Show that the lines `x^(2) - 4xy + y^(2) = 0` and `x + y = 10` contain the sides of an equilateral triangle.

We find the joint equation of the pair of lines oA and OB through origin. Each making an angle of `60^(@)` with x + y = 10 whose slope is `-1`.

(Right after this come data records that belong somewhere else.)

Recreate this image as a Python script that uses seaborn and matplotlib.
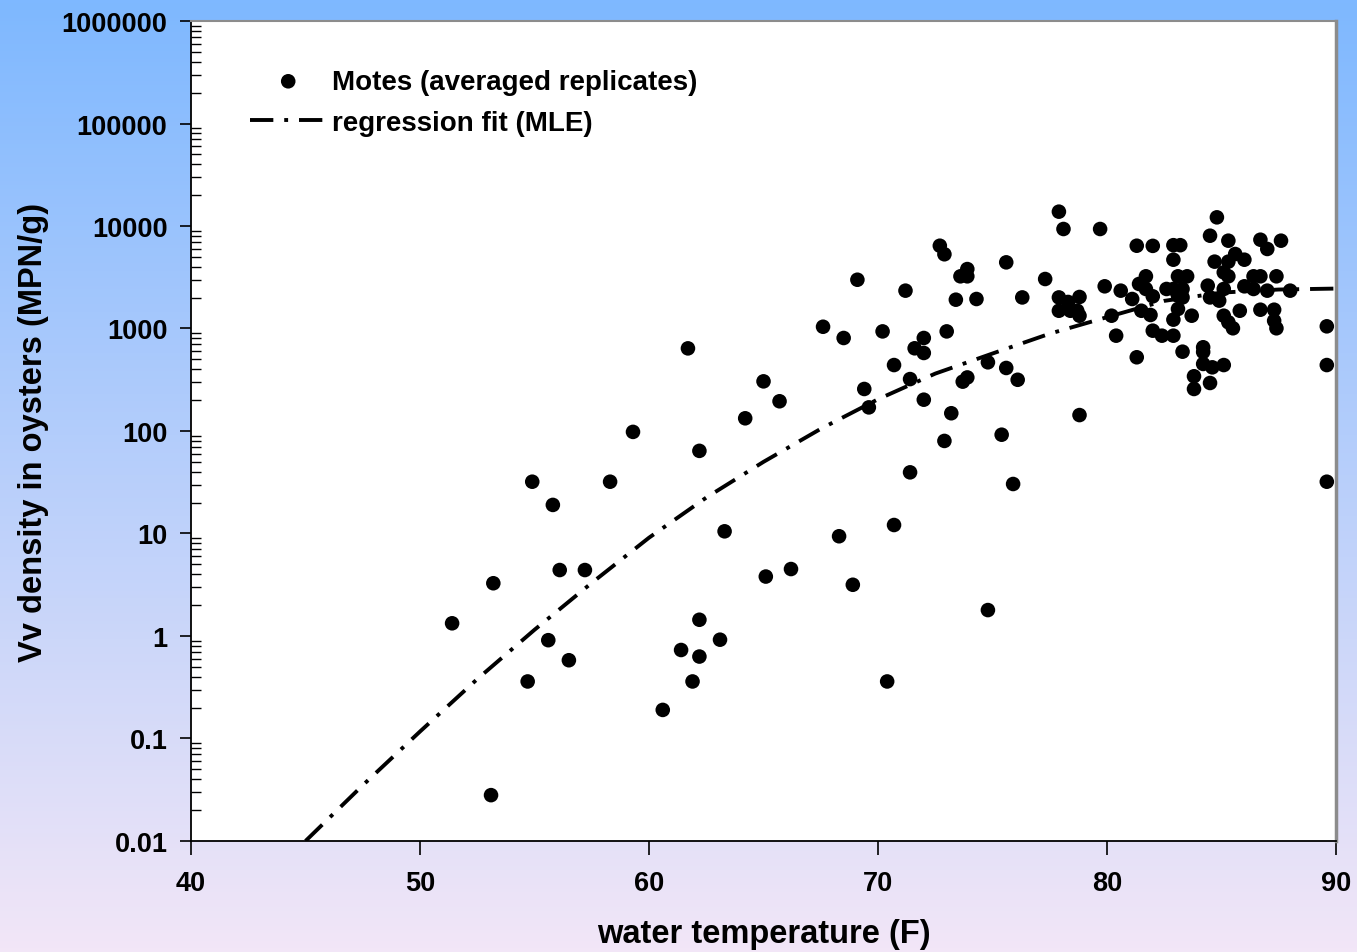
import numpy as np
import pandas as pd
import matplotlib
matplotlib.use("Agg")
import matplotlib.pyplot as plt
from matplotlib.ticker import FixedLocator, FixedFormatter, LogLocator, NullFormatter
import seaborn as sns

temps = [51.4, 53.2, 53.1, 54.9, 54.7, 55.6, 55.8, 56.1, 56.5, 57.2,
         58.3, 59.3, 60.6, 61.4, 61.7, 61.9, 62.2, 62.2, 62.2, 63.1,
         63.3, 64.2, 65.0, 65.1, 65.7, 66.2, 67.6, 68.3, 68.5, 68.9,
         69.1, 69.4, 69.6, 70.2, 70.4, 70.7, 70.7, 71.2, 71.4, 71.4,
         71.6, 72.0, 72.0, 72.0, 72.7, 72.9, 72.9, 73.0, 73.2, 73.4,
         73.6, 73.7, 73.9, 73.9, 73.9, 74.3, 74.8, 74.8, 75.4, 75.6,
         75.6, 75.9, 76.1, 76.3, 77.3, 77.9, 78.1, 77.9, 78.3, 78.8,
         77.9, 78.4, 78.7, 78.8, 78.8, 79.7, 79.9, 80.6, 80.2, 80.4,
         81.3, 82.0, 82.9, 83.2, 82.9, 81.7, 81.4, 81.7, 82.0, 81.1,
         81.5, 81.9, 82.0, 82.4, 82.9, 81.3, 82.6, 82.9, 83.3, 83.1,
         83.5, 83.1, 83.3, 83.1, 82.9, 83.7, 83.3, 84.2, 84.2, 84.2,
         84.6, 85.1, 83.8, 83.8, 84.5, 84.8, 84.5, 85.3, 85.6, 86.0,
         84.7, 85.3, 85.1, 85.3, 84.4, 85.1, 84.5, 84.9, 85.1, 85.3,
         85.5, 85.8, 86.0, 86.4, 86.7, 86.4, 87.0, 86.7, 87.0, 87.6,
         87.4, 88.0, 86.7, 87.3, 87.3, 87.4, 89.6, 89.6, 89.6]
density = [1.33, 3.27, 0.028, 32, 0.36, 0.91, 19, 4.4, 0.58, 4.4,
           32, 98, 0.19, 0.73, 640, 0.36, 64, 1.44, 0.63, 0.92,
           10.5, 133, 305, 3.8, 195, 4.5, 1040, 9.4, 808, 3.16,
           2990, 257, 170, 937, 0.36, 12.1, 440, 2340, 39.5, 321,
           641, 202, 808, 577, 6420, 5300, 80, 937, 149, 1910,
           3230, 303, 3230, 3800, 333, 1940, 1.79, 468, 92, 4420,
           412, 30.4, 316, 2010, 3040, 13800, 9350, 2010, 1815, 2030,
           1490, 1490, 1490, 1333, 143, 9350, 2580, 2340, 1333, 851,
           6420, 6400, 6500, 6500, 4690, 3230, 2720, 2430, 2060, 1940,
           1490, 1355, 952, 851, 851, 524, 2430, 2430, 2430, 3230,
           3230, 2090, 2010, 1550, 1220, 1333, 594, 656, 590, 451,
           418, 440, 342, 257, 294, 12150, 8040, 7190, 5330, 4690,
           4490, 4490, 3530, 3230, 2620, 2430, 2010, 1870, 1333, 1150,
           1005, 1490, 2580, 3230, 3230, 2430, 2340, 7350, 5970, 7190,
           3230, 2340, 1525, 1525, 1190, 1005, 1050, 440, 32]

# regression curve (MLE)
fit_temp = [45.0, 47.5, 50.0, 52.5, 55.0, 57.5, 60.0, 62.5, 65.0, 67.5,
            70.0, 72.5, 75.0, 77.5, 80.0, 82.5, 85.0, 87.5, 89.9]
fit_density = [0.010, 0.035, 0.117, 0.38, 1.15, 3.3, 9.1, 22.4, 50, 105,
               204, 363, 570, 890, 1290, 1860, 2240, 2400, 2450]

ytick_vals = [0.01, 0.1, 1, 10, 100, 1000, 10000, 100000, 1000000]
ytick_labels = ["0.01", "0.1", "1", "10", "100", "1000", "10000", "100000", "1000000"]
xtick_vals = [40, 50, 60, 70, 80, 90]

sns.set_style("ticks")
plt.rcParams["font.family"] = ["Liberation Sans", "DejaVu Sans"]
plt.rcParams["font.weight"] = "bold"
plt.rcParams["text.color"] = "black"
plt.rcParams["axes.labelcolor"] = "black"
plt.rcParams["xtick.color"] = "black"
plt.rcParams["ytick.color"] = "black"

fig = plt.figure(figsize=(13.57, 9.53), dpi=100)

# gradient background
bg = fig.add_axes([0, 0, 1, 1], zorder=-10)
top = np.array([126, 184, 255]) / 255
bottom = np.array([242, 230, 247]) / 255
t = np.linspace(0, 1, 256)[:, None]
grad = (top[None, :] * (1 - t) + bottom[None, :] * t)[:, None, :]
bg.imshow(grad, aspect="auto", extent=[0, 1, 0, 1])
bg.axis("off")

ax = fig.add_axes([0.1408, 0.1165, 0.8437, 0.8604])
ax.set_facecolor("white")

df = pd.DataFrame({"temp": temps, "density": density})
fit_df = pd.DataFrame({"temp": fit_temp, "density": fit_density})

sns.scatterplot(data=df, x="temp", y="density", ax=ax, color="black", s=110,
                edgecolor="none", label="Motes (averaged replicates)", zorder=3)
sns.lineplot(data=fit_df, x="temp", y="density", ax=ax, color="black", lw=2.8,
             linestyle=(0, (6, 2.8, 1.0, 2.8)), estimator=None,
             label="regression fit (MLE)", zorder=2)

ax.set_yscale("log")
ax.set_xlim(40, 90)
ax.set_ylim(0.01, 1000000)

ax.yaxis.set_major_locator(FixedLocator(ytick_vals))
ax.yaxis.set_major_formatter(FixedFormatter(ytick_labels))
ax.yaxis.set_minor_locator(LogLocator(base=10, subs=np.arange(2, 10)))
ax.yaxis.set_minor_formatter(NullFormatter())
ax.set_xticks(xtick_vals)
ax.set_xticklabels([str(v) for v in xtick_vals])

ax.tick_params(axis="y", which="major", direction="out", length=8, width=1.2,
               labelsize=19.5, pad=9, color="black")
ax.tick_params(axis="y", which="minor", direction="in", length=7, width=1.0, color="black")
ax.tick_params(axis="x", which="major", direction="out", length=10, width=1.2,
               labelsize=19.5, pad=11, color="black")
for lab in ax.get_xticklabels() + ax.get_yticklabels():
    lab.set_fontweight("bold")

for side in ["left", "bottom"]:
    ax.spines[side].set_color("black")
    ax.spines[side].set_linewidth(1.3)
ax.spines["top"].set_color("#8c8c8c")
ax.spines["top"].set_linewidth(1.5)
ax.spines["right"].set_color("#8c8c8c")
ax.spines["right"].set_linewidth(2.5)

ax.set_xlabel("water temperature (F)", fontsize=23.5, fontweight="bold", labelpad=16)
ax.set_ylabel("Vv density in oysters (MPN/g)", fontsize=23.5, fontweight="bold", labelpad=9)

ax.legend(loc="upper left", bbox_to_anchor=(0.0515, 0.942), frameon=False,
          handlelength=2.75, handletextpad=0.2, borderpad=0,
          borderaxespad=0, labelspacing=0.56, prop={"weight": "bold", "size": 20})

fig.savefig("out.png", dpi=100)
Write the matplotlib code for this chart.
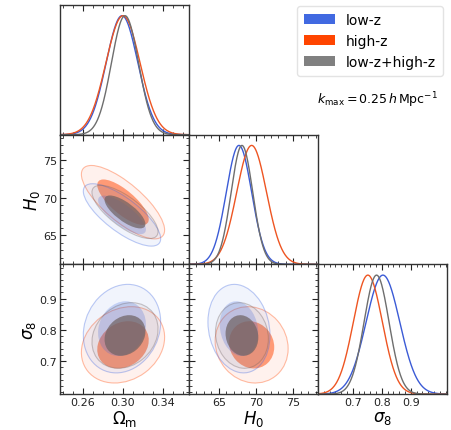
import numpy as np
import matplotlib.pyplot as plt
from matplotlib.patches import Ellipse, Patch
from matplotlib.ticker import MultipleLocator

# ---- posterior summaries ------------------------------------------------- #
param_labels = [r"$\Omega_{\rm m}$", r"$H_0$", r"$\sigma_8$"]
sample_names = ["low-z", "high-z", "low-z+high-z"]

# means: [Omega_m, H0, sigma8]
lowz_mean = [0.299, 67.7, 0.804]
highz_mean = [0.300, 69.4, 0.752]
comb_mean = [0.302, 68.1, 0.782]

# 1-sigma widths
lowz_sigma = [0.0158, 1.7, 0.058]
highz_sigma = [0.017, 2.0, 0.05]
comb_sigma = [0.0135, 1.45, 0.043]

# correlations: [r(Om,H0), r(Om,s8), r(H0,s8)]
lowz_corr = [-0.76, 0.15, -0.15]
highz_corr = [-0.76, 0.2, -0.1]
comb_corr = [-0.74, 0.2, -0.1]

tick_major = [[0.26, 0.30, 0.34], [65, 70, 75], [0.7, 0.8, 0.9]]
tick_labels = [["0.26", "0.30", "0.34"], ["65", "70", "75"], ["0.7", "0.8", "0.9"]]
minor_step = [0.01, 1, 0.02]
diag_lims = [(0.237, 0.366), (61.0, 78.3), (0.58, 1.025)]
twod_ylims = [None, (61.1, 78.4), (0.594, 1.01)]

line_cols = ["#3b5bd6", "#ee5522", "#6e6e6e"]
fill_cols = ["#4169e1", "#ff4500", "#6f6363"]
inner_alpha = [0.25, 0.5, 0.72]
legend_cols = ["#4169e1", "#ff4500", "#808080"]
draw_order = [1, 0, 2]

means = [lowz_mean, highz_mean, comb_mean]
sigmas = [lowz_sigma, highz_sigma, comb_sigma]
corrs = [lowz_corr, highz_corr, comb_corr]

# ------------------------------------------------------------------------ #

def corr_of(k, i, j):
    key = {(0, 1): 0, (0, 2): 1, (1, 2): 2}[(min(i, j), max(i, j))]
    return corrs[k][key]


def add_ellipse(ax, k, i, j, radius, **kw):
    sx, sy = sigmas[k][i], sigmas[k][j]
    r = corr_of(k, i, j)
    cov = np.array([[sx**2, r*sx*sy], [r*sx*sy, sy**2]])
    vals, vecs = np.linalg.eigh(cov)
    ang = np.degrees(np.arctan2(vecs[1, 1], vecs[0, 1]))
    e = Ellipse((means[k][i], means[k][j]), 2*radius*np.sqrt(vals[1]),
                2*radius*np.sqrt(vals[0]), angle=ang, **kw)
    ax.add_patch(e)


def style(ax):
    ax.tick_params(which="both", direction="in", top=True, right=True,
                   labelsize=8, colors="#222222", pad=2)
    ax.tick_params(which="major", length=4, width=0.8)
    ax.tick_params(which="minor", length=2, width=0.6)
    for s in ax.spines.values():
        s.set_color("#333333")
        s.set_linewidth(1.0)


W, H = 451, 431
fig = plt.figure(figsize=(W/100, H/100), dpi=100)
left0, top0, pw, ph = 60, 6, 129, 129.7

r68, r95 = 1.515, 2.448

for row in range(3):
    for col in range(row + 1):
        x0 = left0 + col*pw
        y0 = top0 + (row + 1)*ph
        ax = fig.add_axes([x0/W, 1 - y0/H, pw/W, ph/H])
        style(ax)
        ax.set_xticks(tick_major[col])
        ax.set_xticklabels(tick_labels[col])
        ax.xaxis.set_minor_locator(MultipleLocator(minor_step[col]))
        if row == col:
            xs = np.linspace(diag_lims[col][0], diag_lims[col][1], 400)
            for k in range(3):
                p = np.exp(-0.5*((xs - means[k][col])/sigmas[k][col])**2)
                ax.plot(xs, p, color=line_cols[k], lw=1.0)
            ax.set_xlim(diag_lims[col])
            ax.set_ylim(0, 1.09)
            ax.set_yticks([])
            ax.tick_params(axis="y", which="both", left=False, right=False)
        else:
            for k in draw_order:
                add_ellipse(ax, k, col, row, r95, facecolor=fill_cols[k],
                            alpha=0.07, edgecolor="none")
                add_ellipse(ax, k, col, row, r95, facecolor="none",
                            edgecolor=fill_cols[k], alpha=0.35, lw=0.8)
                add_ellipse(ax, k, col, row, r68, facecolor=fill_cols[k],
                            alpha=inner_alpha[k], edgecolor="none")
            ax.set_xlim(diag_lims[col])
            ax.set_ylim(twod_ylims[row])
            ax.set_yticks(tick_major[row])
            ax.set_yticklabels(tick_labels[row])
            ax.yaxis.set_minor_locator(MultipleLocator(minor_step[row]))
        if col == 0 and row > 0:
            ax.set_ylabel(param_labels[row], fontsize=12, labelpad=1)
        else:
            ax.tick_params(axis="y", labelleft=False)
        if row == 2:
            ax.set_xlabel(param_labels[col], fontsize=12, labelpad=1)
        else:
            ax.tick_params(axis="x", labelbottom=False)

handles = [Patch(facecolor=c, edgecolor="none") for c in legend_cols]
fig.legend(handles, sample_names, loc="upper right",
           bbox_to_anchor=(450/W, 1.0), fontsize=10, frameon=True,
           handlelength=2.2, handleheight=0.7, labelspacing=0.5,
           borderpad=0.5, edgecolor="#dddddd", fancybox=True)

fig.text(377/W, 1 - 100/H, r"$k_{\rm max} = 0.25\,h\,{\rm Mpc}^{-1}$",
         ha="center", va="center", fontsize=9)

fig.savefig("out.png", dpi=100)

Let OA (or OB) has slope m.
`therefore` its equation is `y = mx" "….(1)`
Also, `60^(@) = |(m-(-1))/(1+m(-1))|`
`therefore sqrt(3) = |(m+1)/(1-m)|`
Squaring both sides, we get
` 3= ((m+1)^(2))/((1-m)^(2))`
`therefore 3(1-2m+m^(2))=m^(2)+2m+1`
`therefore 3-6m+3m^(2)=m^(2)+2m+1`
`therefore 2m^(2)-8m +2 = 0`
`therefore m^(2) - 4m + 1 = 0`
`therefore((y)/(x))^(2)-4((y)/(x))+1 =0" "`...[By(1)]
`therefore y^(2)-4xy +x^(2) =0`
`therefore x^(2) - 4xy + y^(2) = 0` is the joint equation of the two lines through the origin each making an angle of `60^(@)` with x + y = 10
`therefore x^(2) - 4xy + y^(2) = 0` and `x + y = 10` form a triangle OAB which is equilateral.